Anti-pollution advocates dispute job loss from regulations
Report cites job gains because of environmental upgrades
Power company executive agrees new rules created jobs
With a coal-fired power plant in the background, an environmental group released a report Tuesday disputing any link between tighter anti-pollution laws and a loss of jobs.
“Environmental regulations do not kill jobs,” said William Baker, the president of the Chesapeake Bay Foundation, “environmental regulations actually create jobs.”
One example was on display at the Constellation Energy Brandon Shores power plant, where a “scrubber” is taking smokestack emissions from the burning of coal and is cleaning the output in compliance with a state law known as the Maryland Healthy Air Act of 2006.
Power company Vice President Paul Allen told reporters, “Indeed, there are more people employed here now than before the project was undertaken, and that’s all to the good.”
Allen, the company’s top environmental policy executive, said about 1,400 people were hired to work on the two-year upgrade, and that more than two dozen permanent staff were added to run the new equipment.
The report from the environmental group, called “Debunking the ‘Job Killer’ Myth,” is filled with data and examples of where efforts to clean up the Chesapeake Bay region have encouraged job growth.
Baker told reporters, “We’re showing the analysis, the evidence, the data, (that) people are gonna start believing the truth that environmental protection and a good healthy economy go hand in hand.”
The report provides a variety of projects and mitigation related to the Bay initiative, and if the potential job creation pans out to the high side of estimates, the group says the environmental improvement could generate as many as 240,000 jobs in the Chesapeake Bay region.
The study cautioned “it is difficult to predict exactly how many job opportunities will spring up” as the Chesapeake Bay region prepares to comply with a federal anti-pollution mandate.
And Baker, the head of the environmental group publishing the report, acknowledged the release comes partly in response to repeated claims, mostly from conservative Republicans, that increased regulation leads to job cuts as companies struggle to comply.
“You have prominent elected officials, like House Majority Leader Eric Cantor, who just this past summer called environmental regulations ‘job destroyers which would hurt the middle class.’”
Baker called on Cantor and other critics to back up their claims, saying that so far they’ve offered no proof. The report cites an economist who analyzed federal data and concluded there have been fewer than 3,000 layoffs per year from the 1970s through the 1990s that could be blamed on tighter environmental law.
“When losses do occur, many are balanced out buy jobs created by the manufacture of pollution control equipment and other environmental projects,” the report said.
Within the utility industry, the study cites the Constellation Energy project as a way to forecast as many as 4,000 new jobs nationwide that could be spawned by proposed federal regulations requiring scrubbers at coal plants across the country.

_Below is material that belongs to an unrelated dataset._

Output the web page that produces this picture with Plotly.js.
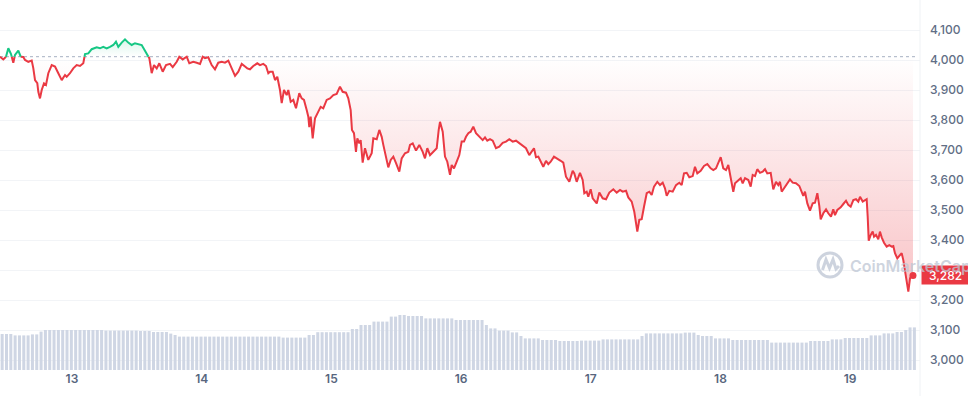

In a broader initiative to improve water quality around the Chesapeake Bay, the group predicts employment growth involving tens of thousands of jobs from a federal environmental mandate issued in 2010 to cut pollution as much as 25 percent by 2025.
Complying with the “pollution limits over the next 14 years will likely provide a lift to the financial well-being of thousands of working people” in the Maryland, Pennsylvania and Virginia region around the Chesapeake Bay, the report concludes.